=== WORK REQUIRED ===
Once the pictures are set aside, transcribe the remaining data exactly.

--------

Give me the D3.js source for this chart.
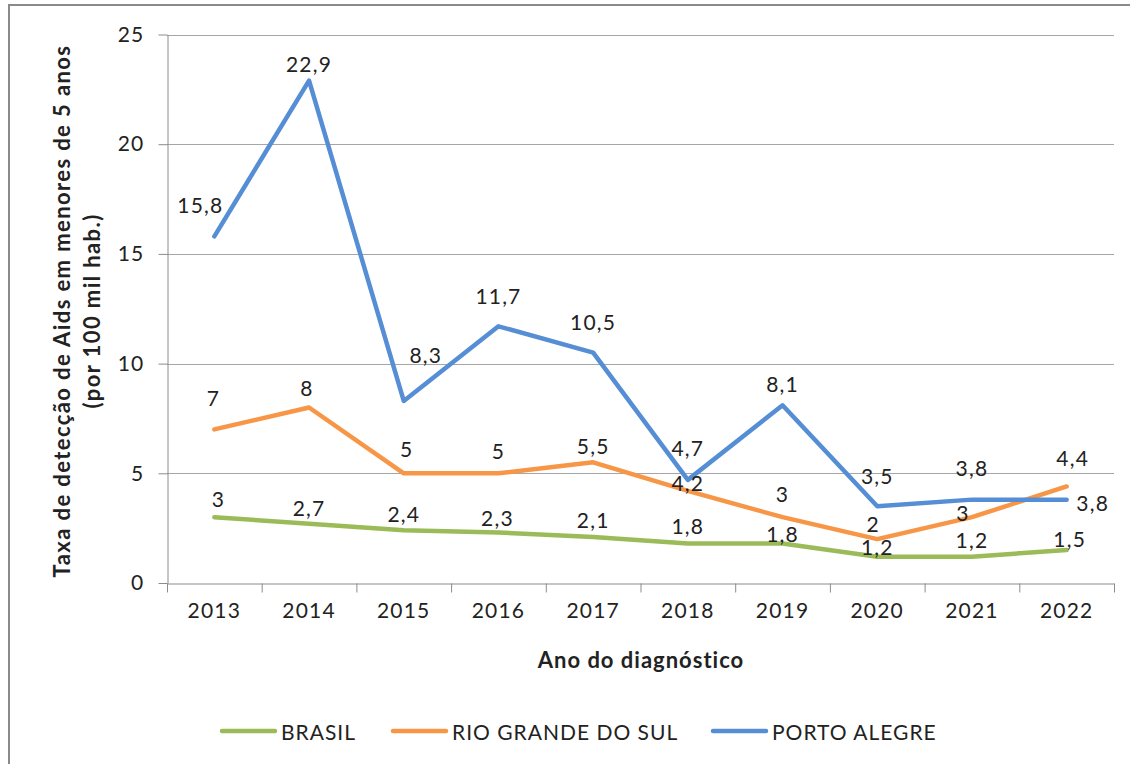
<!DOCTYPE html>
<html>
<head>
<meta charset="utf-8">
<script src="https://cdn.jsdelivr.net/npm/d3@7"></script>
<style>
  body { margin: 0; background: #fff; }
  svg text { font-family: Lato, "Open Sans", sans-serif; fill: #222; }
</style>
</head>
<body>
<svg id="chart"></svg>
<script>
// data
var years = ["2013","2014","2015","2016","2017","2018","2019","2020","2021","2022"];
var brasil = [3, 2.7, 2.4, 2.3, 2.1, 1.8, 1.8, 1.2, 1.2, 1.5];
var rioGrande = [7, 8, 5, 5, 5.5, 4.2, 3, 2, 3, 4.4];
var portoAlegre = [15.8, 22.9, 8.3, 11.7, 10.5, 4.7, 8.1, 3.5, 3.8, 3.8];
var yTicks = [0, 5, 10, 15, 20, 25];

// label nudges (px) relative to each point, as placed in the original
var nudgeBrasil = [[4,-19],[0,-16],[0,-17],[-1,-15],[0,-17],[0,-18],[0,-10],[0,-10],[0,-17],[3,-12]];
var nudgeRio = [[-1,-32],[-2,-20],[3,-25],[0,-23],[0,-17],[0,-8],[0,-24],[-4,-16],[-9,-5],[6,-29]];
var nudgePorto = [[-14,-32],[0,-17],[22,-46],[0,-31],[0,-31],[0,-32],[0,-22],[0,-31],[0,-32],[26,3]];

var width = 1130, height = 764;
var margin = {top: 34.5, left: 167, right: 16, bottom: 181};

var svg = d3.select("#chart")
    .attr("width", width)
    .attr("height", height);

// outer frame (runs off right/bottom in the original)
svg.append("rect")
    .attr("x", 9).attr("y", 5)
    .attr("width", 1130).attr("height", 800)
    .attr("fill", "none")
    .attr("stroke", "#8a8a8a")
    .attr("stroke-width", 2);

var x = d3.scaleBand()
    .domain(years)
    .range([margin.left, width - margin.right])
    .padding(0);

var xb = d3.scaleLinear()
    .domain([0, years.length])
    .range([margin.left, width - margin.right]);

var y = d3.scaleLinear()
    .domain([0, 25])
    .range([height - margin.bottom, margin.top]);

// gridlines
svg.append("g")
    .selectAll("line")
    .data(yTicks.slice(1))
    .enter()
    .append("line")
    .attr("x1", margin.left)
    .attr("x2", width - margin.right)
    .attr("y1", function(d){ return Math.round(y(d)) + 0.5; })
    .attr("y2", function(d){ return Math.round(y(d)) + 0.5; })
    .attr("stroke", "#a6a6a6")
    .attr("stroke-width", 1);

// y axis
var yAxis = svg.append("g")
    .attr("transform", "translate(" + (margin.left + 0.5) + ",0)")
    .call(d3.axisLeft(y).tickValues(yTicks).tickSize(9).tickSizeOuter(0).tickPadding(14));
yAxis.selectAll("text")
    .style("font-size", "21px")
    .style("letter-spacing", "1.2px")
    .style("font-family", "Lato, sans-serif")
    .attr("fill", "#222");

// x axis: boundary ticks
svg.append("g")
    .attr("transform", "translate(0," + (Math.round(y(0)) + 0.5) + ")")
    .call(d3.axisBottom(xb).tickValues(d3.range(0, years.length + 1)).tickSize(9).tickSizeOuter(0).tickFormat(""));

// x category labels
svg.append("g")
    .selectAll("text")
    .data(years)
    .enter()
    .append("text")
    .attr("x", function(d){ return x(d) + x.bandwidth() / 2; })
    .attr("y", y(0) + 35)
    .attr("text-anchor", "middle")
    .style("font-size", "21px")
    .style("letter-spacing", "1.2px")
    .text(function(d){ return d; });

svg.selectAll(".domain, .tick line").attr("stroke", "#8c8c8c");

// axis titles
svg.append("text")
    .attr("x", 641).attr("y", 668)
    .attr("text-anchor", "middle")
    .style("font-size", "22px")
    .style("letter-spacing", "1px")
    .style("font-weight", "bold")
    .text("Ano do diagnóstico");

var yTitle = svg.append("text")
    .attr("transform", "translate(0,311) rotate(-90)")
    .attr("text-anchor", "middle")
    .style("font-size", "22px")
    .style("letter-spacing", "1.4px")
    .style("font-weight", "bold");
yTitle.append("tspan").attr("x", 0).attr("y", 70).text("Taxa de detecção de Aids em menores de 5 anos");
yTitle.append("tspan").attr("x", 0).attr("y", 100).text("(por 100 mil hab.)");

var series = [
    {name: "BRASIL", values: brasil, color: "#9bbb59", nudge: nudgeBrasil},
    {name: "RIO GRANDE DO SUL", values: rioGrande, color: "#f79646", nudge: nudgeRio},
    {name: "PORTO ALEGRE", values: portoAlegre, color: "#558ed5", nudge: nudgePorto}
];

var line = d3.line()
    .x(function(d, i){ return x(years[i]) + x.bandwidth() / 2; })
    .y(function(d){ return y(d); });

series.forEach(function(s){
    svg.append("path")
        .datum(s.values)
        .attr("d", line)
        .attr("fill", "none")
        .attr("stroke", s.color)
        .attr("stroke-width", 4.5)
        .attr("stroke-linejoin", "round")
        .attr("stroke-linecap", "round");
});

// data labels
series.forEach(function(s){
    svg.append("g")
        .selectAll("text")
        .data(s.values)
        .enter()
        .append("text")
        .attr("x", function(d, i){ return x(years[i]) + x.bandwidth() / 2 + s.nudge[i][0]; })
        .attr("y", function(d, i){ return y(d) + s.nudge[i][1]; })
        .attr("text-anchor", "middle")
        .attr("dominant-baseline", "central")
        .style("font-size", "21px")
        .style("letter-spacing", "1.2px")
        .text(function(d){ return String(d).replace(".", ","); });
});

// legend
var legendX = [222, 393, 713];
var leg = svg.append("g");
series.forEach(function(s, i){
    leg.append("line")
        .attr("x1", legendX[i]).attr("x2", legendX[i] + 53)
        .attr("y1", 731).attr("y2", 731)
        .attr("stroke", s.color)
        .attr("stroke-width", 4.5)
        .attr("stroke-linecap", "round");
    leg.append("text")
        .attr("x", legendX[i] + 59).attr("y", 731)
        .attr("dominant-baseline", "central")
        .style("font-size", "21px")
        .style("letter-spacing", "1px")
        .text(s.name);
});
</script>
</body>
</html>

--------

=== WRITTEN RESPONSE ===
Give me the D3.js source for this chart.
<!DOCTYPE html>
<html>
<head>
<meta charset="utf-8">
<script src="https://cdn.jsdelivr.net/npm/d3@7"></script>
<style>
  body { margin: 0; background: #fff; }
  svg text { font-family: Lato, "Open Sans", sans-serif; fill: #222; }
</style>
</head>
<body>
<svg id="chart"></svg>
<script>
// data
var years = ["2013","2014","2015","2016","2017","2018","2019","2020","2021","2022"];
var brasil = [3, 2.7, 2.4, 2.3, 2.1, 1.8, 1.8, 1.2, 1.2, 1.5];
var rioGrande = [7, 8, 5, 5, 5.5, 4.2, 3, 2, 3, 4.4];
var portoAlegre = [15.8, 22.9, 8.3, 11.7, 10.5, 4.7, 8.1, 3.5, 3.8, 3.8];
var yTicks = [0, 5, 10, 15, 20, 25];

// label nudges (px) relative to each point, as placed in the original
var nudgeBrasil = [[4,-19],[0,-16],[0,-17],[-1,-15],[0,-17],[0,-18],[0,-10],[0,-10],[0,-17],[3,-12]];
var nudgeRio = [[-1,-32],[-2,-20],[3,-25],[0,-23],[0,-17],[0,-8],[0,-24],[-4,-16],[-9,-5],[6,-29]];
var nudgePorto = [[-14,-32],[0,-17],[22,-46],[0,-31],[0,-31],[0,-32],[0,-22],[0,-31],[0,-32],[26,3]];

var width = 1130, height = 764;
var margin = {top: 34.5, left: 167, right: 16, bottom: 181};

var svg = d3.select("#chart")
    .attr("width", width)
    .attr("height", height);

// outer frame (runs off right/bottom in the original)
svg.append("rect")
    .attr("x", 9).attr("y", 5)
    .attr("width", 1130).attr("height", 800)
    .attr("fill", "none")
    .attr("stroke", "#8a8a8a")
    .attr("stroke-width", 2);

var x = d3.scaleBand()
    .domain(years)
    .range([margin.left, width - margin.right])
    .padding(0);

var xb = d3.scaleLinear()
    .domain([0, years.length])
    .range([margin.left, width - margin.right]);

var y = d3.scaleLinear()
    .domain([0, 25])
    .range([height - margin.bottom, margin.top]);

// gridlines
svg.append("g")
    .selectAll("line")
    .data(yTicks.slice(1))
    .enter()
    .append("line")
    .attr("x1", margin.left)
    .attr("x2", width - margin.right)
    .attr("y1", function(d){ return Math.round(y(d)) + 0.5; })
    .attr("y2", function(d){ return Math.round(y(d)) + 0.5; })
    .attr("stroke", "#a6a6a6")
    .attr("stroke-width", 1);

// y axis
var yAxis = svg.append("g")
    .attr("transform", "translate(" + (margin.left + 0.5) + ",0)")
    .call(d3.axisLeft(y).tickValues(yTicks).tickSize(9).tickSizeOuter(0).tickPadding(14));
yAxis.selectAll("text")
    .style("font-size", "21px")
    .style("letter-spacing", "1.2px")
    .style("font-family", "Lato, sans-serif")
    .attr("fill", "#222");

// x axis: boundary ticks
svg.append("g")
    .attr("transform", "translate(0," + (Math.round(y(0)) + 0.5) + ")")
    .call(d3.axisBottom(xb).tickValues(d3.range(0, years.length + 1)).tickSize(9).tickSizeOuter(0).tickFormat(""));

// x category labels
svg.append("g")
    .selectAll("text")
    .data(years)
    .enter()
    .append("text")
    .attr("x", function(d){ return x(d) + x.bandwidth() / 2; })
    .attr("y", y(0) + 35)
    .attr("text-anchor", "middle")
    .style("font-size", "21px")
    .style("letter-spacing", "1.2px")
    .text(function(d){ return d; });

svg.selectAll(".domain, .tick line").attr("stroke", "#8c8c8c");

// axis titles
svg.append("text")
    .attr("x", 641).attr("y", 668)
    .attr("text-anchor", "middle")
    .style("font-size", "22px")
    .style("letter-spacing", "1px")
    .style("font-weight", "bold")
    .text("Ano do diagnóstico");

var yTitle = svg.append("text")
    .attr("transform", "translate(0,311) rotate(-90)")
    .attr("text-anchor", "middle")
    .style("font-size", "22px")
    .style("letter-spacing", "1.4px")
    .style("font-weight", "bold");
yTitle.append("tspan").attr("x", 0).attr("y", 70).text("Taxa de detecção de Aids em menores de 5 anos");
yTitle.append("tspan").attr("x", 0).attr("y", 100).text("(por 100 mil hab.)");

var series = [
    {name: "BRASIL", values: brasil, color: "#9bbb59", nudge: nudgeBrasil},
    {name: "RIO GRANDE DO SUL", values: rioGrande, color: "#f79646", nudge: nudgeRio},
    {name: "PORTO ALEGRE", values: portoAlegre, color: "#558ed5", nudge: nudgePorto}
];

var line = d3.line()
    .x(function(d, i){ return x(years[i]) + x.bandwidth() / 2; })
    .y(function(d){ return y(d); });

series.forEach(function(s){
    svg.append("path")
        .datum(s.values)
        .attr("d", line)
        .attr("fill", "none")
        .attr("stroke", s.color)
        .attr("stroke-width", 4.5)
        .attr("stroke-linejoin", "round")
        .attr("stroke-linecap", "round");
});

// data labels
series.forEach(function(s){
    svg.append("g")
        .selectAll("text")
        .data(s.values)
        .enter()
        .append("text")
        .attr("x", function(d, i){ return x(years[i]) + x.bandwidth() / 2 + s.nudge[i][0]; })
        .attr("y", function(d, i){ return y(d) + s.nudge[i][1]; })
        .attr("text-anchor", "middle")
        .attr("dominant-baseline", "central")
        .style("font-size", "21px")
        .style("letter-spacing", "1.2px")
        .text(function(d){ return String(d).replace(".", ","); });
});

// legend
var legendX = [222, 393, 713];
var leg = svg.append("g");
series.forEach(function(s, i){
    leg.append("line")
        .attr("x1", legendX[i]).attr("x2", legendX[i] + 53)
        .attr("y1", 731).attr("y2", 731)
        .attr("stroke", s.color)
        .attr("stroke-width", 4.5)
        .attr("stroke-linecap", "round");
    leg.append("text")
        .attr("x", legendX[i] + 59).attr("y", 731)
        .attr("dominant-baseline", "central")
        .style("font-size", "21px")
        .style("letter-spacing", "1px")
        .text(s.name);
});
</script>
</body>
</html>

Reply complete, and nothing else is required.